Еще в IV веке римляне заключали союзы с карфагенской державой. Но после покорения Италии оба государства неизбежно должны были превратиться в соперников. Решался вопрос, кто будет господствовать в водах западного Средиземноморья.
Новый враг был необычен. Если прежде Рим, как правило, имел дело с родственными ему народами, то в Карфагене он встретил мир глубоко чуждый и отталкивающий.
Когда античные историки рассказывали о пунических войнах, те были уже в прошлом. Поэтому Ливий и другие писатели изображали Карфаген так, будто он мало чем отличался от Рима и эллинистических держав. Точно так же Аристотель, говоря о Карфагене, интересовался лишь его конституцией, обращая мало внимания на его духовный уклад. Контраст же между Римом и Карфагеном был куда больше. Случилось так, что в те дни римляне, подобно израильтянам, были поставлены лицом к лицу с ханаанской цивилизацией…
Как очутилась она на знойном берегу Африки?

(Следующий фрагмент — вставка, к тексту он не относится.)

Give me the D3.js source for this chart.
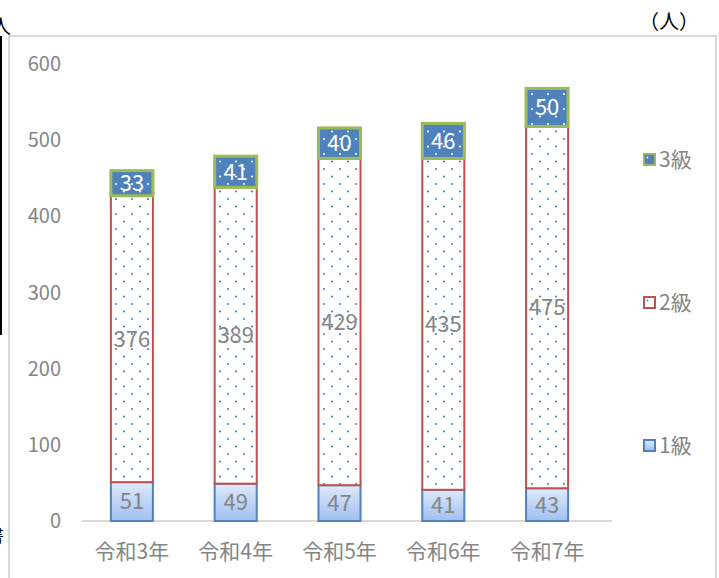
<!DOCTYPE html>
<html><head><meta charset="utf-8">
<script src="https://cdn.jsdelivr.net/npm/d3@7"></script>
<style>html,body{margin:0;padding:0;background:#fff;overflow:hidden}</style>
</head><body>
<svg id="c" width="719" height="578"></svg>
<script>
const categories = ["令和3年","令和4年","令和5年","令和6年","令和7年"];
const grade1 = [51,49,47,41,43];
const grade2 = [376,389,429,435,475];
const grade3 = [33,41,40,46,50];
const yTicks = [0,100,200,300,400,500,600];
const seriesNames = ["1級","2級","3級"];
const unitLabel = "（人）";

const svg = d3.select("#c");
const font = "'Noto Sans CJK JP','Noto Sans',sans-serif";
const grey = "#858585";

const defs = svg.append("defs");
const g1 = defs.append("linearGradient").attr("id","g1").attr("x1",0).attr("y1",0).attr("x2",0).attr("y2",1);
g1.append("stop").attr("offset","0%").attr("stop-color","#dfe9fb");
g1.append("stop").attr("offset","100%").attr("stop-color","#9fbff2");
const p2 = defs.append("pattern").attr("id","p2").attr("patternUnits","userSpaceOnUse").attr("width",16).attr("height",15);
p2.append("rect").attr("width",16).attr("height",15).attr("fill","#fff");
p2.append("circle").attr("cx",4).attr("cy",4).attr("r",1.1).attr("fill","#4f81bd");
p2.append("circle").attr("cx",12).attr("cy",11.5).attr("r",1.1).attr("fill","#4f81bd");
const p3 = defs.append("pattern").attr("id","p3").attr("patternUnits","userSpaceOnUse").attr("width",16).attr("height",15);
p3.append("rect").attr("width",16).attr("height",15).attr("fill","#4f81bd");
p3.append("circle").attr("cx",4).attr("cy",4).attr("r",1.1).attr("fill","#fff");
p3.append("circle").attr("cx",12).attr("cy",11.5).attr("r",1.1).attr("fill","#fff");

// frame
svg.append("rect").attr("x",9).attr("y",36).attr("width",707).attr("height",600)
  .attr("fill","none").attr("stroke","#d9d9d9").attr("stroke-width",2);
svg.append("line").attr("x1",1).attr("x2",1).attr("y1",36).attr("y2",335).attr("stroke","#000").attr("stroke-width",2);
svg.append("text").attr("x",-9).attr("y",34).attr("font-family",font).attr("font-size",20).attr("fill","#000").text("人");
svg.append("text").attr("x",-14).attr("y",542).attr("font-family",font).attr("font-size",18).attr("fill","#000").text("書");

const x = d3.scaleBand().domain(categories).range([80,599]).paddingInner(0.595).paddingOuter(0.2975);
const y = d3.scaleLinear().domain([0,600]).range([521,64]);

// y ticks
svg.append("g").selectAll("text").data(yTicks).join("text")
  .attr("x",61).attr("y",d=>y(d)).attr("dy","0.35em").attr("text-anchor","end")
  .attr("font-family",font).attr("font-size",20).attr("fill",grey).text(d=>d);

// baseline
svg.append("line").attr("x1",82).attr("x2",612).attr("y1",y(0)).attr("y2",y(0)).attr("stroke","#d9d9d9").attr("stroke-width",2);

// x labels
svg.append("g").selectAll("text").data(categories).join("text")
  .attr("x",d=>x(d)+x.bandwidth()/2).attr("y",552).attr("dy","0.35em").attr("text-anchor","middle")
  .attr("font-family",font).attr("font-size",21).attr("fill",grey).text(d=>d);

const data = categories.map((c,i)=>({c, v:[grade1[i],grade2[i],grade3[i]]}));
const fills = ["url(#g1)","url(#p2)","url(#p3)"];
const strokes = ["#4f81bd","#c0504d","#9bbb59"];
const sw = [2,2,3];
const labelColor = [grey,grey,"#fff"];

for (let s=0;s<3;s++){
  const gS = svg.append("g");
  data.forEach(d=>{
    const base = d.v.slice(0,s).reduce((a,b)=>a+b,0);
    const top = base + d.v[s];
    const x0 = x(d.c), w = x.bandwidth();
    gS.append("rect").attr("x",x0).attr("y",y(top)).attr("width",w).attr("height",y(base)-y(top))
      .attr("fill",fills[s]).attr("stroke",strokes[s]).attr("stroke-width",sw[s]);
  });
}
for (let s=0;s<3;s++){
  data.forEach(d=>{
    const base = d.v.slice(0,s).reduce((a,b)=>a+b,0);
    const mid = base + d.v[s]/2;
    svg.append("text").attr("x",x(d.c)+x.bandwidth()/2).attr("y",y(mid)).attr("dy","0.36em")
      .attr("text-anchor","middle").attr("font-family",font).attr("font-size",22)
      .attr("fill",labelColor[s]).text(d.v[s]);
  });
}

// legend
const legY = [446,303,160];
seriesNames.forEach((n,i)=>{
  svg.append("rect").attr("x",644).attr("y",legY[i]-6).attr("width",11).attr("height",11)
    .attr("fill",i==0?"url(#g1)":(i==1?"#fff":"#4f81bd")).attr("stroke",strokes[i]).attr("stroke-width",2);
  if(i>0) svg.append("circle").attr("cx",647.5).attr("cy",legY[i]-2.5).attr("r",0.9).attr("fill",i==1?"#4f81bd":"#fff");
  svg.append("text").attr("x",659).attr("y",legY[i]).attr("dy","0.35em").attr("font-family",font)
    .attr("font-size",21).attr("fill",grey).text(n);
});

svg.append("text").attr("x",669).attr("y",22).attr("dy","0.35em").attr("text-anchor","middle")
  .attr("font-family",font).attr("font-size",20).attr("fill","#000").text(unitLabel);
</script>
</body></html>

В IV веке туда приплыли на своих кораблях финикийские купцы и основали город, назвав его «Ново-град», Карт-хадаш, или Карфаген. Столица колонии, раскинувшаяся среди садов и пальмовых рощ, была посвящена богу Ваалу и богине Танит [14]. В честь них финикийцы возвели в своей новой крепости великолепные храмы.
Возвращаться на родину колонисты не собирались: там хозяйничали ассирийцы. Карфаген стал независимой республикой, управляемой суффетами, судьями, избираемыми знатью [15]. Карфагенцы подчинили туземные берберские племена нумидийцев и постепенно распространили свои владения по всему северному побережью Африки.